Indian companies acquiring firms abroad have crucial lessons to learn before they cement the deal. Mark Oshima, senior vicepresident, Aon Merger & Acquisition Solutions, shares some insights with Moresha Benjamin.
Follow ground rules
There are some key issues that the company acquiring needs to be aware of from the word go. In India, for instance, executive compensation focuses on the salary compensation whereas in the US and Europe, the emphasis is on severance pay, asset transactions, data privacy, cash bonuses, stock options and retirement funds. In Europe, specifically, workers’ councils play a crucial role. They are similar to Indian worker unions but are more stringent and organised when it comes to rules and regulations. For instance, an employee cannot be forced to work beyond specific hours.
Outline main objectives
The primary aims of many firms looking to acquire companies abroad are similar. A study by CFO Research Services’ and Aon Hewitt’s Human Capital Management highlights that 59% of firms thought that adding complementary products, brands, or service lines were important aspects of an acquisition, while 52% believed gaining access to new markets was a priority. Capturing market share from competitors was on the agenda for 32% of the firms surveyed, while 25% looked to acquire proprietary technology or operating processes.
Adapt to cultural differences
There are two categories of differences companies are faced with — national culture and organisational culture. They need to understand that national culture cannot be changed at any level; if they do, it will be at the cost of losing employees and their brand image. Don’t underestimate culture in integration success. What can be changed and modified is organisational culture. If a company lags behind in technology, the company acquiring it can introduce it for better productivity, while keeping in mind the national culture and making sure no one lags behind. This requires training sessions across different sections of the firm.
Study employment laws
In the US, employment laws take into account race, religion, lifestyle, age and so on. Companies that are in the process of acquiring firms abroad need to go through these levels thoroughly. What is accepted in their homeland will not be the case in another nation. The company can be taken to court for flouting any of these norms. It’s better to be aware and make sure nothing of the sort occurs.

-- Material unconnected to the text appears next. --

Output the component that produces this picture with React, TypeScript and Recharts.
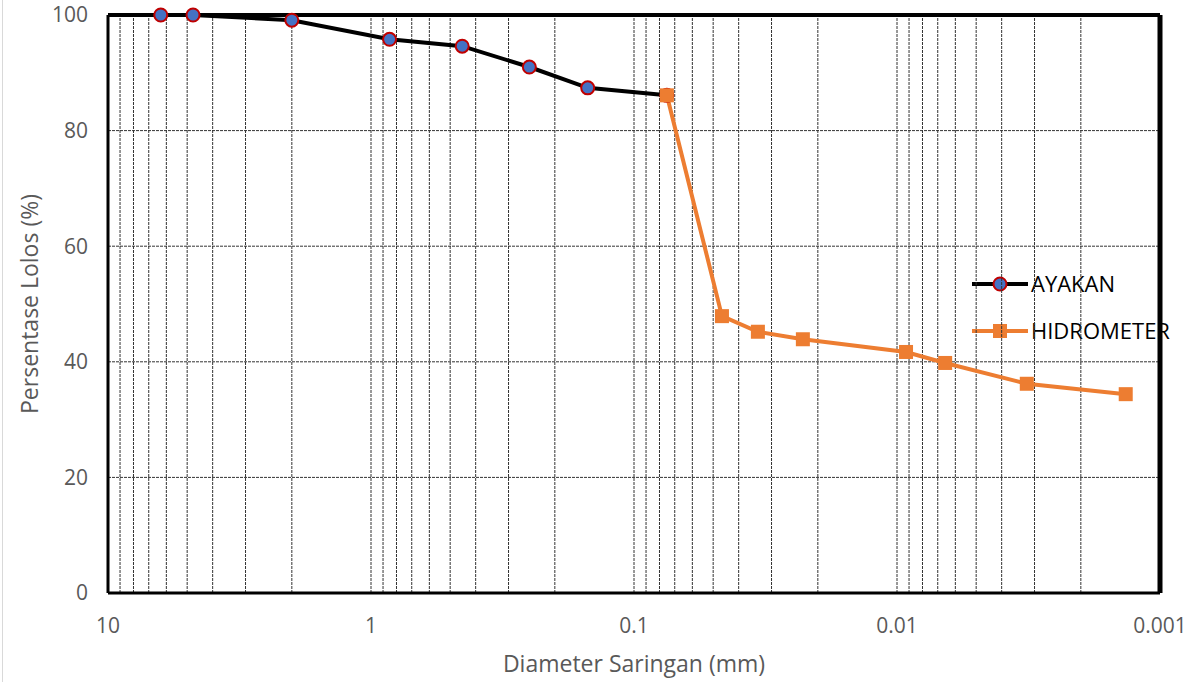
import React from "react";
import {
  LineChart,
  Line,
  XAxis,
  YAxis,
  CartesianGrid,
  ReferenceLine,
} from "recharts";

const ayakanSize = [6.3, 4.75, 2.0, 0.85, 0.45, 0.25, 0.15, 0.075];
const ayakanPass = [100, 100, 99.1, 95.8, 94.6, 91.0, 87.4, 86.1];

const hidroSize = [0.075, 0.0463, 0.0338, 0.0228, 0.00924, 0.00656, 0.00321, 0.00135];
const hidroPass = [86.1, 47.9, 45.2, 43.9, 41.7, 39.8, 36.2, 34.4];

const xTicks = [10, 1, 0.1, 0.01, 0.001];
const yTicks = [0, 20, 40, 60, 80, 100];
const gridX = [
  9, 8, 7, 6, 5, 4, 3, 2, 1,
  0.9, 0.8, 0.7, 0.6, 0.5, 0.4, 0.3, 0.2, 0.1,
  0.09, 0.08, 0.07, 0.06, 0.05, 0.04, 0.03, 0.02, 0.01,
  0.009, 0.008, 0.007, 0.006, 0.005, 0.004, 0.003, 0.002,
];

const seriesNames = ["AYAKAN", "HIDROMETER"];

const ayakanData = ayakanSize.map((d, i) => ({ d, p: ayakanPass[i] }));
const hidroData = hidroSize.map((d, i) => ({ d, p: hidroPass[i] }));

const FONT = "'Open Sans', 'Liberation Sans', sans-serif";
const GRID = "#333";

function CircleDot(props: any) {
  const { cx, cy, index } = props;
  return <circle key={index} cx={cx} cy={cy} r={6.5} fill='#4472C4' stroke='#C00000' strokeWidth={2} />;
}

function SquareDot(props: any) {
  const { cx, cy, index } = props;
  return <rect key={index} x={cx - 7} y={cy - 7} width={14} height={14} fill='#ED7D31' />;
}

function LegendBox() {
  return (
    <svg width={240} height={90} style={{ position: "absolute", left: 970, top: 268, overflow: "visible" }}>
      <line x1={2} y1={16} x2={58} y2={16} stroke='#000' strokeWidth={4} />
      <circle cx={30} cy={16} r={6.5} fill='#4472C4' stroke='#C00000' strokeWidth={2} />
      <text x={61} y={24} fontSize={22} fill='#000' fontFamily={FONT}>{seriesNames[0]}</text>
      <line x1={2} y1={63} x2={58} y2={63} stroke='#ED7D31' strokeWidth={4} />
      <rect x={23} y={56} width={14} height={14} fill='#ED7D31' />
      <text x={61} y={71} fontSize={22} fill='#000' fontFamily={FONT}>{seriesNames[1]}</text>
    </svg>
  );
}

export default function App() {
  return (
    <div style={{ width: 1191, height: 682, position: "relative", background: "#fff" }}>
      <style>{"body{margin:0}"}</style>
      <div style={{ position: "absolute", left: 2, top: 0, width: 1, height: 682, background: "#d9d9d9" }} />
      <LegendBox />
      <div style={{ position: "absolute", left: 0, top: 0 }}>
        <LineChart width={1191} height={682} margin={{ top: 15, right: 31, left: 28, bottom: 0 }}>
          <CartesianGrid vertical={false} stroke={GRID} strokeDasharray='3 1' />
          {gridX.map((v) => (
            <ReferenceLine key={v} x={v} stroke={GRID} strokeDasharray='3 1' />
          ))}
          <XAxis
            dataKey='d'
            type='number'
            scale='log'
            domain={[0.001, 10]}
            reversed
            ticks={xTicks}
            allowDataOverflow
            height={89}
            tickLine={false}
            tickMargin={19}
            axisLine={{ stroke: "#000", strokeWidth: 3 }}
            tick={{ fill: "#595959", fontSize: 21, fontFamily: FONT }}
            tickFormatter={(v: number) => String(v)}
            label={{ value: "Diameter Saringan (mm)", position: "insideBottom", offset: 10, fill: "#595959", fontSize: 23, fontFamily: FONT }}
          />
          <YAxis
            type='number'
            domain={[0, 100]}
            ticks={yTicks}
            width={80}
            tickLine={false}
            tickMargin={14}
            axisLine={{ stroke: "#000", strokeWidth: 3 }}
            tick={{ fill: "#595959", fontSize: 21, fontFamily: FONT }}
            label={{ value: "Persentase Lolos (%)", angle: -90, position: "insideLeft", offset: 2, style: { textAnchor: "middle" }, fill: "#595959", fontSize: 23, fontFamily: FONT }}
          />
          <ReferenceLine y={100} stroke='#000' strokeWidth={4} />
          <ReferenceLine x={0.001} stroke='#000' strokeWidth={5} />
          <Line
            data={ayakanData}
            dataKey='p'
            name={seriesNames[0]}
            stroke='#000'
            strokeWidth={4}
            dot={<CircleDot />}
            isAnimationActive={false}
          />
          <Line
            data={hidroData}
            dataKey='p'
            name={seriesNames[1]}
            stroke='#ED7D31'
            strokeWidth={4}
            dot={<SquareDot />}
            isAnimationActive={false}
          />
        </LineChart>
      </div>
    </div>
  );
}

Let HR play an active role
HR plays a highly important role when a company is mulling over their strategy of overtaking (overtaking is not the same as taking over. Overtaking happens in a race. But a takeover is an acquisition) a firm abroad. HR executives need to be proactively involved in the process. A study by CFO Research Services' and Aon Hewitt's Human Capital Management end of last year on the success and failure of M&A found that 59% of M&As were successful when the HR team was involved at the start of the process. HR helps understand both the business and the culture of the new organisation. Unless you understand the people, you cannot understand the business.